Sur cette quatrième et ultime face sobrement intitulée Baby Needs a New Pair of Snakeskin Boots, Rundgren le self-made-man, le rat de laboratoire isolé dans son studio, va écorner le contrat passé avec sa solitude, mettre un coup de canif à son concept en invitant sur cette face les nombreux ziquos qui trainent leurs guêtres près du studio d’enregistrement. C’est la spontanéité que cherche Todd pour cette dernière ligne droite, l’enregistrement se fait dans les conditions du live comme pour exorciser ces heures passées en solitaire à mettre en place les dizaines de pistes enregistrées, caler ses chœurs, sa rythmique, donner chair à ces lignes instrumentales étrangère l’une à l’autre. Dust in The Wind ramène l’album sur les traces de cette Philly Soul chère à Rundgren. C’est un souffle Soul épique qui emporte la chanson avec ses chœurs féminins sensuels et les caresses tendancieuses d’un sax qui sait où venir te chatouiller pour que ça fonctionne. Écrite et enregistrée avec Nazz, Todd vient réinterpréter l’étrange ballade psychédélique Hello It’s Me, abandonnant la langueur cannabique pour un battement plus groovy aux forts accents Soul. Cette revisite pleine de groove offrira à Todd Rundgren l’un des plus grands succès de sa carrière. La survitaminée Slut clôturera ce double album extraordinaire, où Todd se déchire la voix en gueulant « S! L! U! T! She may be a slut but she looks good to me! » essayant de couvrir comme il peut un saxo rhythm’n’blues tonitruant.

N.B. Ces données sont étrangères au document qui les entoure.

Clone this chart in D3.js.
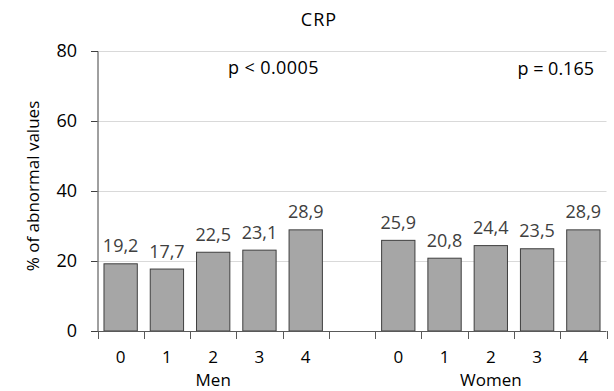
<!DOCTYPE html>
<html>
<head>
<meta charset="utf-8">
<script src="https://cdn.jsdelivr.net/npm/d3@7"></script>
<style>
  html, body { margin: 0; padding: 0; background: #fff; }
  svg { display: block; font-family: "Open Sans", "Liberation Sans", sans-serif; }
</style>
</head>
<body>
<svg id="chart" width="614" height="391"></svg>
<script>
// CRP: share of abnormal values by score, men and women
const scores = ["0", "1", "2", "3", "4"];
const menValues = [19.2, 17.7, 22.5, 23.1, 28.9];
const womenValues = [25.9, 20.8, 24.4, 23.5, 28.9];
const groups = ["Men", "Women"];
const pValues = ["p < 0.0005", "p = 0.165"];
const yTicks = [0, 20, 40, 60, 80];

// one band per bar, with an empty band separating the two groups
const rows = [];
scores.forEach((s, i) => rows.push({ key: "M" + s, label: s, value: menValues[i], group: 0 }));
rows.push({ key: "gap", label: "", value: null, group: -1 });
scores.forEach((s, i) => rows.push({ key: "W" + s, label: s, value: womenValues[i], group: 1 }));

const svg = d3.select("#chart");
const plotLeft = 97.5, plotRight = 606.5, plotTop = 51, plotBottom = 331;
const FONT = "'Open Sans', 'Liberation Sans', sans-serif";

const x = d3.scaleBand().domain(rows.map(d => d.key)).range([plotLeft, plotRight]).padding(0);
const y = d3.scaleLinear().domain([0, 80]).range([plotBottom, plotTop]);
const barW = x.bandwidth() * 0.72;

// gridlines
svg.append("g").selectAll("line").data(yTicks.filter(t => t > 0)).join("line")
  .attr("x1", plotLeft).attr("x2", plotRight)
  .attr("y1", d => Math.round(y(d)) + 0.5).attr("y2", d => Math.round(y(d)) + 0.5)
  .attr("stroke", "#d9d9d9").attr("stroke-width", 1);

// y axis
const yAxis = svg.append("g").attr("transform", `translate(${plotLeft},0)`)
  .call(d3.axisLeft(y).tickValues(yTicks).tickSize(6.5).tickPadding(14));
yAxis.select(".domain").attr("stroke", "#404040");
yAxis.selectAll(".tick line").attr("stroke", "#404040");
yAxis.selectAll(".tick text").attr("font-size", 18).attr("fill", "#000")
  .attr("font-family", FONT);

// bars
const bars = rows.filter(d => d.value !== null);
svg.append("g").selectAll("rect").data(bars).join("rect")
  .attr("x", d => x(d.key) + (x.bandwidth() - barW) / 2)
  .attr("y", d => y(d.value))
  .attr("width", barW)
  .attr("height", d => y(0) - y(d.value))
  .attr("fill", "#a6a6a6")
  .attr("stroke", "#3f3f3f")
  .attr("stroke-width", 1);

// value labels
svg.append("g").selectAll("text").data(bars).join("text")
  .attr("x", d => x(d.key) + x.bandwidth() / 2)
  .attr("y", d => y(d.value) - 11.5)
  .attr("text-anchor", "middle")
  .attr("font-size", 18)
  .attr("fill", "#404040")
  .text(d => d.value.toFixed(1).replace(".", ","));

// x axis line and band-boundary ticks
svg.append("line")
  .attr("x1", plotLeft).attr("x2", plotRight)
  .attr("y1", plotBottom + 0.5).attr("y2", plotBottom + 0.5)
  .attr("stroke", "#595959");
const boundaries = rows.map(d => x(d.key)).concat([plotRight]);
svg.append("g").selectAll("line").data(boundaries).join("line")
  .attr("x1", d => Math.round(d) + 0.5).attr("x2", d => Math.round(d) + 0.5)
  .attr("y1", plotBottom).attr("y2", plotBottom + 8)
  .attr("stroke", "#595959");

// category labels
svg.append("g").selectAll("text").data(bars).join("text")
  .attr("x", d => x(d.key) + x.bandwidth() / 2)
  .attr("y", 363)
  .attr("text-anchor", "middle")
  .attr("font-size", 17)
  .attr("fill", "#000")
  .text(d => d.label);

// group labels
groups.forEach((g, gi) => {
  const members = rows.filter(d => d.group === gi);
  const cx = (x(members[0].key) + x(members[members.length - 1].key) + x.bandwidth()) / 2;
  svg.append("text")
    .attr("x", cx).attr("y", 386)
    .attr("text-anchor", "middle")
    .attr("font-size", 17)
    .attr("fill", "#000")
    .text(g);
});

// y axis title
svg.append("text")
  .attr("transform", "translate(38.5,186) rotate(-90)")
  .attr("text-anchor", "middle")
  .attr("font-size", 17)
  .attr("fill", "#000")
  .text("% of abnormal values");

// chart title
svg.append("text")
  .attr("x", 319).attr("y", 26)
  .attr("text-anchor", "middle")
  .attr("font-size", 18)
  .attr("letter-spacing", 1)
  .attr("fill", "#000")
  .text("CRP");

// significance notes
svg.append("text")
  .attr("x", 228).attr("y", 74)
  .attr("font-size", 18)
  .attr("letter-spacing", 0.4)
  .attr("fill", "#000")
  .text(pValues[0]);
svg.append("text")
  .attr("x", 594).attr("y", 75)
  .attr("text-anchor", "end")
  .attr("font-size", 18)
  .attr("fill", "#000")
  .text(pValues[1]);
</script>
</body>
</html>
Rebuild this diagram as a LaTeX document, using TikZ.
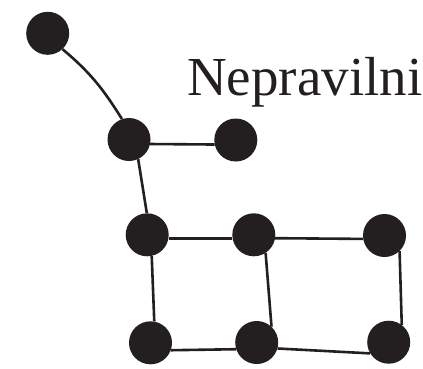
\documentclass[tikz,border=0pt]{standalone}
\usepackage{fontspec}
\setmainfont{Liberation Serif}
\definecolor{ink}{RGB}{35,31,32}
\begin{document}
\begin{tikzpicture}[x=1pt,y=1pt,
  vertex/.style={circle,fill=ink,draw=none,minimum size=43pt,inner sep=0pt},
  edge/.style={draw=ink,line width=2.6pt}]
\useasboundingbox (0,0) rectangle (423,-368);
\node[vertex] (n1) at (47.7,-33.3) {};
\node[vertex] (n2) at (129,-139.5) {};
\node[vertex] (n3) at (235.8,-140) {};
\node[vertex] (n4) at (147.2,-234.8) {};
\node[vertex] (n5) at (253.8,-234.8) {};
\node[vertex] (n6) at (384.5,-235.5) {};
\node[vertex] (n7) at (150.5,-342.8) {};
\node[vertex] (n8) at (256.7,-342.5) {};
\node[vertex] (n9) at (388.7,-342.2) {};
\node[anchor=base west,inner sep=0pt,font=\fontsize{55}{60}\selectfont,text=ink] (lbl) at (187,-95) {Nepravilni};
\draw[edge] (n1.-47) to[out=-40,in=122] (n2.109);
\draw[edge] (n2.-12) -- (n3.192);
\draw[edge] (n2.-65) -- (n4.91);
\draw[edge] (n4.-9) -- (n5.189);
\draw[edge] (n5.-9) -- (n6.189);
\draw[edge] (n4.-78) -- (n7.80);
\draw[edge] (n5.-57) -- (n8.47);
\draw[edge] (n6.-46) -- (n9.53);
\draw[edge] (n7.-20) -- (n8.-162);
\draw[edge] (n8.-16) -- (n9.-149);
\end{tikzpicture}
\end{document}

Œuvre géniale, folle, bancale. Œuvre paradoxale d’un musicien habité, amoureux du concept, hanté par la musique Pop, qu’il se plaît à déconstruire, à martyriser, cherchant les failles dans cette Pop encore récente, pour s’immiscer sournoisement et la manipuler à sa guise. Rundgren livre ici son album le plus équilibré – ses œuvres suivantes laisseront libre cours à l’expérimentation délaissant parfois la mélodie – un véritable voyage à travers les différents visages du Rock, de la Soul et de la Pop. Une balade en autarcie dans la psyché d’un artiste en pleine possession de ses moyens (et des nouvelles technologies mises à sa disposition) qui va livrer plus qu’un double album quasiment parfait, un véritable rêve de Pop.